Safety is Not Only About Refusal: Reasoning-Enhanced Fine-tuning for Interpretable LLM Safety
Yuyou Zhang, Miao Li, William Han, Yihang Yao, Zhepeng Cen, Ding Zhao
TL;DR
This paper tackles the vulnerability of LLM safety to jailbreaks that bypass static refusal strategies. It introduces Rational, a reasoning-enhanced fine-tuning framework that trains models to explicitly reason about safety using self-generated safety rationales before responding, thereby rejecting unsafe prompts with justification while remaining helpful on benign inputs. By curating a Rationale Dataset that pairs prompts with explicit reasoning and leveraging LoRA-based supervised fine-tuning, Rational achieves state-of-the-art robustness against reasoning-based and gradient-based attacks, generalizes to unseen threats, and improves factual correctness and toxicity detection. The approach also reveals that safety and helpfulness can be balanced, particularly when benign rationales are included in training, though challenges remain in multi-turn settings and evolving attack strategies.
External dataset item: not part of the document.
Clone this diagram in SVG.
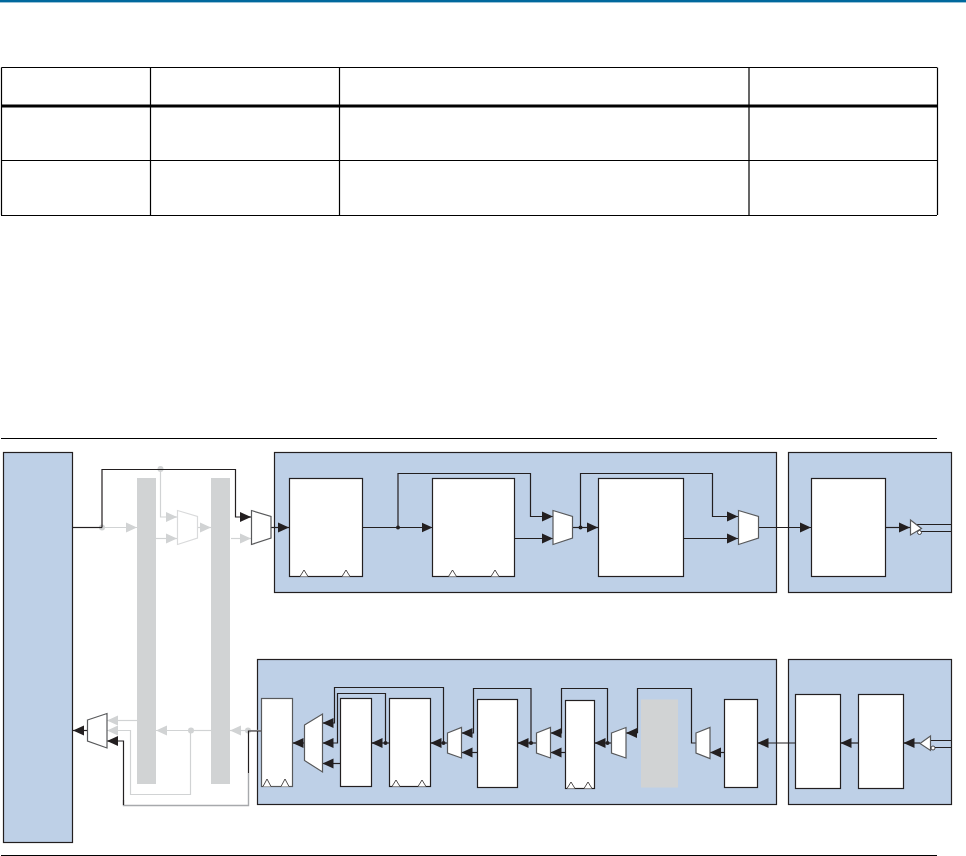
<svg xmlns="http://www.w3.org/2000/svg" width="966" height="856" viewBox="0 0 966 856">
<style>
.panel{fill:#bed0e7;stroke:#231f20;stroke-width:1.2}
.block{fill:#fff;stroke:#231f20;stroke-width:1.2}
.mux{fill:#fff;stroke:#58595b;stroke-width:1.2}
.gmux{fill:#fff;stroke:#d9dadb;stroke-width:1.2}
.bar{fill:#d1d3d4}
.clk{fill:#fff;stroke:#231f20;stroke-width:.8}
.w{fill:none;stroke:#231f20;stroke-width:1.2}
.a{fill:none;stroke:#231f20;stroke-width:1.2;marker-end:url(#ah)}
.g{fill:none;stroke:#d1d3d4;stroke-width:1.2}
.ga{fill:none;stroke:#d1d3d4;stroke-width:1.2;marker-end:url(#gh)}
.gt{fill:none;stroke:#a7a9ac;stroke-width:1.4}
.d{fill:#231f20}
.gd{fill:#d1d3d4}
.rule{stroke:#000;stroke-width:1.2;fill:none}
</style>
<defs>
<marker id="ah" markerUnits="userSpaceOnUse" markerWidth="12" markerHeight="12" refX="11" refY="6" orient="auto"><path d="M0,1 L11,6 L0,11z" fill="#231f20"/></marker>
<marker id="gh" markerUnits="userSpaceOnUse" markerWidth="12" markerHeight="12" refX="11" refY="6" orient="auto"><path d="M0,1 L11,6 L0,11z" fill="#d1d3d4"/></marker>
</defs>
<rect x="0" y="0" width="966" height="2.4" fill="#00689d"/>
<g id="table">
<path class="rule" d="M1.5 67.5H937M1 160.5H937M1 215.5H937M1.5 67.5V215M150.5 67.5V215M339.5 67.5V215M749 67.5V215M937.5 67.5V215"/>
<path d="M1 106H937" stroke="#000" stroke-width="3" fill="none"/>
</g>
<path class="rule" d="M1 438.5H937M1 855.5H937"/>

<g id="panels">
<rect id="left-block" class="panel" x="3.5" y="452.5" width="69" height="390"/>
<rect id="tx-pcs" class="panel" x="274.5" y="452.5" width="502" height="140"/>
<rect id="tx-pma" class="panel" x="788.5" y="452.5" width="163" height="140"/>
<rect id="rx-pcs" class="panel" x="257.5" y="659.5" width="519" height="145"/>
<rect id="rx-pma" class="panel" x="788.5" y="659.5" width="163" height="145"/>
</g>
<g id="gray-bars">
<rect id="bar-1" class="bar" x="137" y="478" width="19" height="306"/>
<rect id="bar-2" class="bar" x="211" y="478" width="19" height="306"/>
</g>

<g id="connectors">
<path class="ga" d="M102 527.500H137"/>
<path class="ga" d="M160.500 469V517H177"/>
<path class="ga" d="M156 538.500H177"/>
<path class="ga" d="M197 527.500H211"/>
<path class="ga" d="M231 538.500H251"/>
<path class="ga" d="M137 720.500H107"/>
<path class="ga" d="M190.500 730.500V794.500H130.500V730.500H107"/>
<path class="ga" d="M190.500 730.500H156"/>
<path class="ga" d="M261 730.500H230"/>
<path class="g" d="M211 730.500H190"/>
<circle class="gd" cx="102" cy="527.500" r="3"/>
<circle class="gd" cx="160.500" cy="469" r="3"/>
<circle class="gd" cx="191" cy="730.500" r="3"/>
<circle class="gd" cx="248" cy="730.500" r="3"/>

<path class="w" d="M73 527.500H102"/>
<path class="a" d="M102 527.500V469.500H235.500V517H251"/>
<path class="a" d="M271 527.500H289"/>
<path class="w" d="M362.500 527.500H398"/>
<path class="a" d="M398 527.500H432.500"/>
<path class="a" d="M398 527.500V473.500H530.500V516.500H553"/>
<path class="a" d="M514.500 538.500H553"/>
<path class="a" d="M572.500 527.500H598"/>
<path class="a" d="M580.500 527.500V473.500H712.500V516.500H738"/>
<path class="a" d="M683.500 538.500H738"/>
<path class="a" d="M758.500 527.500H811"/>
<path class="a" d="M885.500 527.500H910"/>
<path class="w" d="M916 524.500H951M921 531.500H951"/>
<circle class="d" cx="398" cy="527.500" r="2"/>
<circle class="d" cx="580.500" cy="527.500" r="2"/>

<path class="a" d="M920 743H903.500"/>
<path class="w" d="M930 740.500H951M935 747.500H951"/>
<path class="a" d="M858.500 743H840.500"/>
<path class="a" d="M795.500 743H757.500"/>
<path class="a" d="M724.500 752.500H710"/>
<path class="w" d="M696 743H691.500V688.500H637.500V733"/>
<path class="a" d="M637.500 733H626"/>
<path class="a" d="M611.500 743H594.500"/>
<path class="a" d="M607.500 743V688.500H561.500V733H550.500"/>
<path class="a" d="M565.500 752.500H550.500"/>
<path class="a" d="M536.500 743H517.500"/>
<path class="a" d="M531 743V688.500H473.500V733H461.500"/>
<path class="a" d="M477.500 752.500H461.500"/>
<path class="a" d="M447.500 743H430.500"/>
<path class="a" d="M443.500 743V687.500H334.500V723H322.500"/>
<path class="a" d="M389.500 743H371.500"/>
<path class="a" d="M385.500 743V693.500H337.500V743H322.500"/>
<path class="a" d="M340.500 763.500H322.500"/>
<path class="a" d="M304.500 743H292.500"/>
<circle class="d" cx="607.500" cy="743" r="2"/>
<circle class="d" cx="531" cy="743" r="2"/>
<circle class="d" cx="443.500" cy="743" r="2"/>
<circle class="d" cx="385.500" cy="743" r="2"/>

<path class="w" d="M261 731H248.500V773"/>
<path class="gt" d="M248.500 773V805.500H123.500V800"/>
<path class="a" d="M123.500 805V741H107"/>
<path class="a" d="M87.500 730.500H73"/>
</g>

<g id="gray-mux"><path class="gmux" d="M177.500 510.500L197.500 516.500V538L177.500 544.500Z"/></g>
<g id="mux-in"><path class="mux" d="M251.500 510.500L271 516.500V538L251.500 544.500Z"/></g>
<g id="block-1"><rect class="block" x="289.500" y="478.500" width="73" height="98"/><path class="clk" d="M300 576.500L304 570L308 576.500M342 576.500L346 570L350 576.500"/></g>
<g id="block-2"><rect class="block" x="432.500" y="478.500" width="82" height="98"/><path class="clk" d="M448.500 576.500L452.500 570L456.500 576.500M491 576.500L495 570L499 576.500"/></g>
<g id="mux-tx-1"><path class="mux" d="M553 510.500L572.500 516.500V538L553 544.500Z"/></g>
<g id="block-3"><rect class="block" x="598.500" y="478.500" width="85" height="98"/></g>
<g id="mux-tx-2"><path class="mux" d="M738.500 510.500L758.500 516.500V538L738.500 544.500Z"/></g>
<g id="block-4"><rect class="block" x="811.500" y="478.500" width="74" height="98"/></g>
<g id="tx-buffer"><path class="mux" d="M910.500 520L921.500 528.500L910.500 535Z"/><circle cx="919.500" cy="532.500" r="2" fill="#fff" stroke="#231f20" stroke-width=".8"/></g>

<g id="mux-out"><path class="mux" d="M87.500 720L107 713.500V748L87.500 741Z"/></g>
<g id="block-a"><rect class="block" x="261.500" y="698.500" width="31" height="88" style="stroke:#58595b"/><path class="clk" d="M263 786.500L267 779L271 786.500M281 786.500L285 779L289 786.500"/></g>
<g id="mux-big"><path class="mux" d="M304.500 725L322.500 714V772L304.500 760.500Z"/></g>
<g id="block-b"><rect class="block" x="340.500" y="698.500" width="31" height="88"/></g>
<g id="block-c"><rect class="block" x="389.500" y="698.500" width="41" height="88"/><path class="clk" d="M392 786.500L396 780L400 786.500M418 786.500L422 780L426 786.500"/></g>
<g id="mux-rx-1"><path class="mux" d="M447.500 733L461.500 727.500V758L447.500 753Z"/></g>
<g id="block-d"><rect class="block" x="477.500" y="699.500" width="40" height="88"/></g>
<g id="mux-rx-2"><path class="mux" d="M536.500 733L550.500 727.500V758L536.500 753Z"/></g>
<g id="block-e"><rect class="block" x="565.500" y="700.500" width="29" height="88"/><path class="clk" d="M567 788.500L571 782L575 788.500M584 788.500L588 782L592 788.500"/></g>
<g id="mux-rx-3"><path class="mux" d="M611.500 733L626 727.500V758L611.500 753Z"/></g>
<g id="gray-block"><rect class="bar" x="641" y="699.500" width="37" height="88"/></g>
<g id="mux-rx-4"><path class="mux" d="M696 733L710 727.500V758.500L696 753Z"/></g>
<g id="block-f"><rect class="block" x="724.500" y="699.500" width="33" height="88"/></g>
<g id="block-g"><rect class="block" x="795.500" y="694.500" width="45" height="94"/></g>
<g id="block-h"><rect class="block" x="858.500" y="694.500" width="45" height="94"/></g>
<g id="rx-buffer"><path class="mux" d="M930.500 736L920 743.500L930.500 750.500Z"/><circle cx="933" cy="748" r="2" fill="#fff" stroke="#231f20" stroke-width=".8"/></g>
</svg>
Overall, reasoning-based alignment offers a scalable path toward more interpretable and robust LLM safety in practical deployments.
Abstract
Large Language Models (LLMs) are vulnerable to jailbreak attacks that exploit weaknesses in traditional safety alignment, which often relies on rigid refusal heuristics or representation engineering to block harmful outputs. While they are effective for direct adversarial attacks, they fall short of broader safety challenges requiring nuanced, context-aware decision-making. To address this, we propose Reasoning-enhanced Finetuning for interpretable LLM Safety (Rational), a novel framework that trains models to engage in explicit safe reasoning before response. Fine-tuned models leverage the extensive pretraining knowledge in self-generated reasoning to bootstrap their own safety through structured reasoning, internalizing context-sensitive decision-making. Our findings suggest that safety extends beyond refusal, requiring context awareness for more robust, interpretable, and adaptive responses. Reasoning is not only a core capability of LLMs but also a fundamental mechanism for LLM safety. Rational employs reasoning-enhanced fine-tuning, allowing it to reject harmful prompts while providing meaningful and context-aware responses in complex scenarios.